- Instructions for the task -
Give all the lines below again, exactly, with no pictures.

— start Data extract —

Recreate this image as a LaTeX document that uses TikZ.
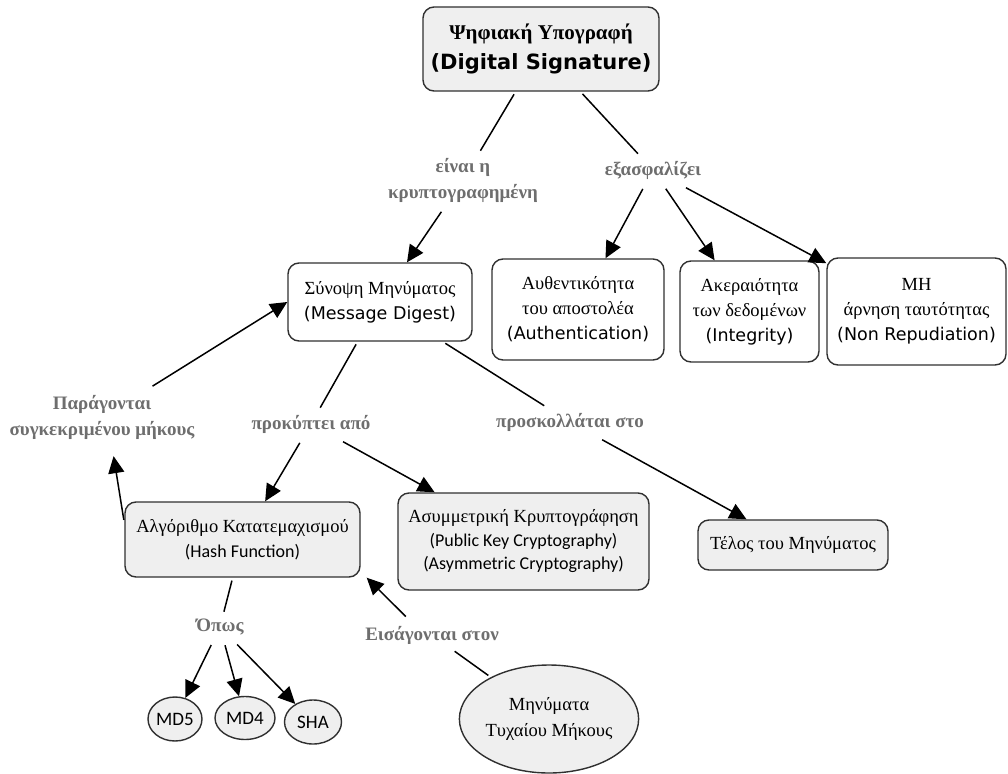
\documentclass[tikz,border=0pt]{standalone}
\usepackage{fontspec}
\setmainfont{Liberation Serif}
\newfontfamily\versans{DejaVu Sans}
\newfontfamily\calsans{Carlito}
\usetikzlibrary{arrows.meta,shapes.geometric}
\definecolor{boxgray}{HTML}{EFEFEF}
\definecolor{linkgray}{HTML}{6E6E6E}
\definecolor{edgegray}{HTML}{303030}
\newcommand{\dvs}{\versans\fontsize{17.5}{24}\selectfont}
\newcommand{\cls}{\calsans\fontsize{18}{24}\selectfont}
\begin{document}
\begin{tikzpicture}[x=1pt,y=-1pt,
    concept/.style={draw=edgegray,line width=1.4pt,rounded corners=11pt,align=center,inner sep=2pt,
        font=\fontsize{18.5}{25}\selectfont},
    graybox/.style={concept,fill=boxgray},
    whitebox/.style={concept,fill=white},
    oval/.style={ellipse,draw=edgegray,line width=1.4pt,fill=boxgray,inner sep=0pt,align=center,
        font=\fontsize{18.5}{26}\selectfont},
    linktext/.style={text=linkgray,font=\fontsize{19}{26}\selectfont\bfseries,align=center,inner sep=7pt},
    link/.style={line width=1.5pt,shorten <=3pt},
    arr/.style={link,-{Triangle[length=17pt,width=16pt]}}]
    \useasboundingbox (0,0) rectangle (1008,773);
    \node[graybox,minimum width=236pt,minimum height=84pt,font=\fontsize{21}{30}\selectfont\bfseries] (sig) at (541,49)
        {Ψηφιακή Υπογραφή\\{\versans (Digital Signature)}};
    \node[whitebox,minimum width=184pt,minimum height=78pt] (md) at (380,302)
        {Σύνοψη Μηνύματος\\{\dvs (Message Digest)}};
    \node[whitebox,minimum width=172pt,minimum height=101pt] (auth) at (578,309.5)
        {Αυθεντικότητα\\του αποστολέα\\{\dvs (Authentication)}};
    \node[whitebox,minimum width=139pt,minimum height=101pt] (integ) at (749.5,311.5)
        {Ακεραιότητα\\των δεδομένων\\{\dvs (Integrity)}};
    \node[whitebox,minimum width=179pt,minimum height=107pt] (nonrep) at (916.5,311.5)
        {ΜΗ\\άρνηση ταυτότητας\\{\dvs (Non Repudiation)}};
    \node[graybox,minimum width=235pt,minimum height=75pt] (hash) at (242.5,539.5)
        {Αλγόριθμο Κατατεμαχισμού\\{\cls (Hash Function)}};
    \node[graybox,minimum width=251pt,minimum height=97pt,font=\fontsize{18.5}{23.5}\selectfont] (asym) at (523.5,541.5)
        {Ασυμμετρική Κρυπτογράφηση\\{\cls (Public Key Cryptography)}\\{\cls (Asymmetric Cryptography)}};
    \node[graybox,minimum width=190pt,minimum height=50pt] (tail) at (793,545) {Τέλος του Μηνύματος};
    \node[oval,minimum width=54pt,minimum height=44pt,font=\calsans\fontsize{19}{24}\selectfont] (md5) at (175,719) {MD5};
    \node[oval,minimum width=60pt,minimum height=43pt,font=\calsans\fontsize{19}{24}\selectfont] (md4) at (245,718) {MD4};
    \node[oval,minimum width=57pt,minimum height=44pt,font=\calsans\fontsize{19}{24}\selectfont] (sha) at (313,722) {SHA};
    \node[oval,minimum width=168pt,minimum height=108pt] (msgs) at (549,719) {Μηνύματα\\Τυχαίου Μήκους};
    \node[linktext] (lenc) at (463,180) {είναι η\\κρυπτογραφημένη};
    \node[linktext] (lens) at (653,170) {εξασφαλίζει};
    \node[linktext] (lgen) at (102,417) {Παράγονται\\συγκεκριμένου μήκους};
    \node[linktext] (lres) at (311,424) {προκύπτει από};
    \node[linktext] (lapp) at (570,422) {προσκολλάται στο};
    \node[linktext] (lsuch) at (220,627) {Όπως};
    \node[linktext] (lin) at (432,635) {Εισάγονται στον};
    \draw[link] (sig) -- (lenc);
    \draw[arr] (lenc) -- (md);
    \draw[link] (sig) -- (lens);
    \draw[arr] (lens) -- (auth);
    \draw[arr] (lens) -- (integ);
    \draw[arr] (lens) -- (nonrep);
    \draw[link] (md) -- (lres);
    \draw[arr] (lres) -- (hash);
    \draw[arr] (lres) -- (asym);
    \draw[link] (md) -- (lapp);
    \draw[arr] (lapp) -- (tail);
    \draw[arr,shorten >=10pt] (hash.172) -- ([xshift=10pt]lgen.south);
    \draw[arr] ([xshift=48pt]lgen.north) -- (md.west);
    \draw[link] (hash) -- (lsuch);
    \draw[arr] (lsuch) -- (md5);
    \draw[arr] (lsuch) -- (md4);
    \draw[arr] (lsuch) -- (sha);
    \draw[link] (msgs) -- (lin);
    \draw[arr] ([xshift=-24pt]lin.north) -- ([xshift=6pt]hash.south east);
\end{tikzpicture}
\end{document}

— end Data extract —

- Result of this task -
Recreate this image as a LaTeX document that uses TikZ.
\documentclass[tikz,border=0pt]{standalone}
\usepackage{fontspec}
\setmainfont{Liberation Serif}
\newfontfamily\versans{DejaVu Sans}
\newfontfamily\calsans{Carlito}
\usetikzlibrary{arrows.meta,shapes.geometric}
\definecolor{boxgray}{HTML}{EFEFEF}
\definecolor{linkgray}{HTML}{6E6E6E}
\definecolor{edgegray}{HTML}{303030}
\newcommand{\dvs}{\versans\fontsize{17.5}{24}\selectfont}
\newcommand{\cls}{\calsans\fontsize{18}{24}\selectfont}
\begin{document}
\begin{tikzpicture}[x=1pt,y=-1pt,
    concept/.style={draw=edgegray,line width=1.4pt,rounded corners=11pt,align=center,inner sep=2pt,
        font=\fontsize{18.5}{25}\selectfont},
    graybox/.style={concept,fill=boxgray},
    whitebox/.style={concept,fill=white},
    oval/.style={ellipse,draw=edgegray,line width=1.4pt,fill=boxgray,inner sep=0pt,align=center,
        font=\fontsize{18.5}{26}\selectfont},
    linktext/.style={text=linkgray,font=\fontsize{19}{26}\selectfont\bfseries,align=center,inner sep=7pt},
    link/.style={line width=1.5pt,shorten <=3pt},
    arr/.style={link,-{Triangle[length=17pt,width=16pt]}}]
    \useasboundingbox (0,0) rectangle (1008,773);
    \node[graybox,minimum width=236pt,minimum height=84pt,font=\fontsize{21}{30}\selectfont\bfseries] (sig) at (541,49)
        {Ψηφιακή Υπογραφή\\{\versans (Digital Signature)}};
    \node[whitebox,minimum width=184pt,minimum height=78pt] (md) at (380,302)
        {Σύνοψη Μηνύματος\\{\dvs (Message Digest)}};
    \node[whitebox,minimum width=172pt,minimum height=101pt] (auth) at (578,309.5)
        {Αυθεντικότητα\\του αποστολέα\\{\dvs (Authentication)}};
    \node[whitebox,minimum width=139pt,minimum height=101pt] (integ) at (749.5,311.5)
        {Ακεραιότητα\\των δεδομένων\\{\dvs (Integrity)}};
    \node[whitebox,minimum width=179pt,minimum height=107pt] (nonrep) at (916.5,311.5)
        {ΜΗ\\άρνηση ταυτότητας\\{\dvs (Non Repudiation)}};
    \node[graybox,minimum width=235pt,minimum height=75pt] (hash) at (242.5,539.5)
        {Αλγόριθμο Κατατεμαχισμού\\{\cls (Hash Function)}};
    \node[graybox,minimum width=251pt,minimum height=97pt,font=\fontsize{18.5}{23.5}\selectfont] (asym) at (523.5,541.5)
        {Ασυμμετρική Κρυπτογράφηση\\{\cls (Public Key Cryptography)}\\{\cls (Asymmetric Cryptography)}};
    \node[graybox,minimum width=190pt,minimum height=50pt] (tail) at (793,545) {Τέλος του Μηνύματος};
    \node[oval,minimum width=54pt,minimum height=44pt,font=\calsans\fontsize{19}{24}\selectfont] (md5) at (175,719) {MD5};
    \node[oval,minimum width=60pt,minimum height=43pt,font=\calsans\fontsize{19}{24}\selectfont] (md4) at (245,718) {MD4};
    \node[oval,minimum width=57pt,minimum height=44pt,font=\calsans\fontsize{19}{24}\selectfont] (sha) at (313,722) {SHA};
    \node[oval,minimum width=168pt,minimum height=108pt] (msgs) at (549,719) {Μηνύματα\\Τυχαίου Μήκους};
    \node[linktext] (lenc) at (463,180) {είναι η\\κρυπτογραφημένη};
    \node[linktext] (lens) at (653,170) {εξασφαλίζει};
    \node[linktext] (lgen) at (102,417) {Παράγονται\\συγκεκριμένου μήκους};
    \node[linktext] (lres) at (311,424) {προκύπτει από};
    \node[linktext] (lapp) at (570,422) {προσκολλάται στο};
    \node[linktext] (lsuch) at (220,627) {Όπως};
    \node[linktext] (lin) at (432,635) {Εισάγονται στον};
    \draw[link] (sig) -- (lenc);
    \draw[arr] (lenc) -- (md);
    \draw[link] (sig) -- (lens);
    \draw[arr] (lens) -- (auth);
    \draw[arr] (lens) -- (integ);
    \draw[arr] (lens) -- (nonrep);
    \draw[link] (md) -- (lres);
    \draw[arr] (lres) -- (hash);
    \draw[arr] (lres) -- (asym);
    \draw[link] (md) -- (lapp);
    \draw[arr] (lapp) -- (tail);
    \draw[arr,shorten >=10pt] (hash.172) -- ([xshift=10pt]lgen.south);
    \draw[arr] ([xshift=48pt]lgen.north) -- (md.west);
    \draw[link] (hash) -- (lsuch);
    \draw[arr] (lsuch) -- (md5);
    \draw[arr] (lsuch) -- (md4);
    \draw[arr] (lsuch) -- (sha);
    \draw[link] (msgs) -- (lin);
    \draw[arr] ([xshift=-24pt]lin.north) -- ([xshift=6pt]hash.south east);
\end{tikzpicture}
\end{document}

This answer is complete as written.